■ What is asked
Below is a listing. Gather each line of it that contains "code".

--- start of Provided data ---

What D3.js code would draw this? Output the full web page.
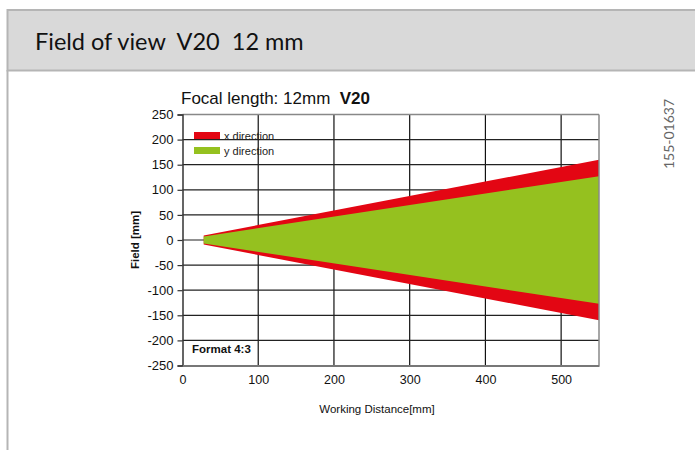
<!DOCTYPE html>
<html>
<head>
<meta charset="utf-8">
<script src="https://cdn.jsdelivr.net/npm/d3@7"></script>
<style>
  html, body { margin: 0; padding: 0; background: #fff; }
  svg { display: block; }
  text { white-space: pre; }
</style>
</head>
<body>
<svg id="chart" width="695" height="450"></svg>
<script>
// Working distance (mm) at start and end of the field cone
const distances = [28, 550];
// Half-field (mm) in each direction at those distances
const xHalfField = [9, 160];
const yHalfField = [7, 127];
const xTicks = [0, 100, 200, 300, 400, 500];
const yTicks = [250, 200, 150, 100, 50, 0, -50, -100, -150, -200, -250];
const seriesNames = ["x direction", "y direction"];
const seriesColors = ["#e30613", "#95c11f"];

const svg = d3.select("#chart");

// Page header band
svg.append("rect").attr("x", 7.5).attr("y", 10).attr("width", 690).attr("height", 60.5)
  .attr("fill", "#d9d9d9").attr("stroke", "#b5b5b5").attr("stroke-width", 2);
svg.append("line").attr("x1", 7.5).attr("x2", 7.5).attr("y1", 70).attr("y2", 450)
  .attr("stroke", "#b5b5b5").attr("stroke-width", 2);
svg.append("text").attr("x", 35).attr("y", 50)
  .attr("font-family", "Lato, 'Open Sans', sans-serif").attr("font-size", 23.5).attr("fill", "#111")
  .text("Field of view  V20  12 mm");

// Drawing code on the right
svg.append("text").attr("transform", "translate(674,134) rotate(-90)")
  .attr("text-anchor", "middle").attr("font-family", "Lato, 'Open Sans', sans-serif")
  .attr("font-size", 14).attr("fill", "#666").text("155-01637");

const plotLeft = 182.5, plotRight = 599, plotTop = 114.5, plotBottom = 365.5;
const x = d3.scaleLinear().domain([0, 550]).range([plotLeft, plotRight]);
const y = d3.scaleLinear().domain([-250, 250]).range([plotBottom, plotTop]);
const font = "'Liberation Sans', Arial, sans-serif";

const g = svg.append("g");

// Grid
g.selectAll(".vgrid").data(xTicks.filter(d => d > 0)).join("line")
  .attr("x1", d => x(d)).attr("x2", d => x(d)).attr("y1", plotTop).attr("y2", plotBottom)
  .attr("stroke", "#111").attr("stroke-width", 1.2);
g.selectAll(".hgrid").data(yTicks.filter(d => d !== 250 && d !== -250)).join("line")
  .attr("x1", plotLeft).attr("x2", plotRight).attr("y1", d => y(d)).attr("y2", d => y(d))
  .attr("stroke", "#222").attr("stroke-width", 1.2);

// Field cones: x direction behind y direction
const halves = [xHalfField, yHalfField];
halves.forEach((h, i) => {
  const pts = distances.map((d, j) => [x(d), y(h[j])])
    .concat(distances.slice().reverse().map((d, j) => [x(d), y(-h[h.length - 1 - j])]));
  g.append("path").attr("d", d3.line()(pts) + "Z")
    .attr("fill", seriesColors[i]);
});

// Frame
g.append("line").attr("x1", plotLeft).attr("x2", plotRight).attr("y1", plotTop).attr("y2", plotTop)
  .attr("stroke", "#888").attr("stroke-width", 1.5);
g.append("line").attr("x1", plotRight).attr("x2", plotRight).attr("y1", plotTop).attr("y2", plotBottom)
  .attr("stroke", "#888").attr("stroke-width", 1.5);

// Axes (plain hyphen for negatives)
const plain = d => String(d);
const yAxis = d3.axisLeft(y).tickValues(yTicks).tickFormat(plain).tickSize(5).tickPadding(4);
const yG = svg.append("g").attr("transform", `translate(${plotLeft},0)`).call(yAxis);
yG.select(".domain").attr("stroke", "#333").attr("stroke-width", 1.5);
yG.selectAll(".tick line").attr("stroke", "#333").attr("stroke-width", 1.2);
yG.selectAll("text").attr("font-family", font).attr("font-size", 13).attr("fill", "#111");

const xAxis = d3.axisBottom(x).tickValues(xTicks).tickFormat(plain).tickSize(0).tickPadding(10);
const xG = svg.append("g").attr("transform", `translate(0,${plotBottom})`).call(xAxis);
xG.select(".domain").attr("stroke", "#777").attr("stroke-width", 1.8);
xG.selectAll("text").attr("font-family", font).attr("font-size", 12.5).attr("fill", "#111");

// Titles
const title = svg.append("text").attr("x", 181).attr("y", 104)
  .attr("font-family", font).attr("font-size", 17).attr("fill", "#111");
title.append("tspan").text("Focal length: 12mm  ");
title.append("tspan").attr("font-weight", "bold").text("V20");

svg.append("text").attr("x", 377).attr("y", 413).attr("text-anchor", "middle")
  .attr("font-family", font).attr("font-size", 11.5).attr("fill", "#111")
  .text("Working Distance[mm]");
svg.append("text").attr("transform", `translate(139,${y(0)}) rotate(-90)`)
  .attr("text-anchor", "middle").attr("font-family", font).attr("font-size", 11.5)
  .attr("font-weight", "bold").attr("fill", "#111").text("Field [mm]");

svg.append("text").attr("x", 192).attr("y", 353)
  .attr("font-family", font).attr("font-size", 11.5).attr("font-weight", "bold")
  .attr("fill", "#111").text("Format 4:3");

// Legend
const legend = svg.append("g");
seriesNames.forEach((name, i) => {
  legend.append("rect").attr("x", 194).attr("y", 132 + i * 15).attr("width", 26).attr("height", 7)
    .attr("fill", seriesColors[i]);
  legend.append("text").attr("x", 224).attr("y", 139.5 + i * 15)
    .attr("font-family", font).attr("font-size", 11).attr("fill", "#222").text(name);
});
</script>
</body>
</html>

--- end of Provided data ---

■ Completed exercise
What D3.js code would draw this? Output the full web page.
// Drawing code on the right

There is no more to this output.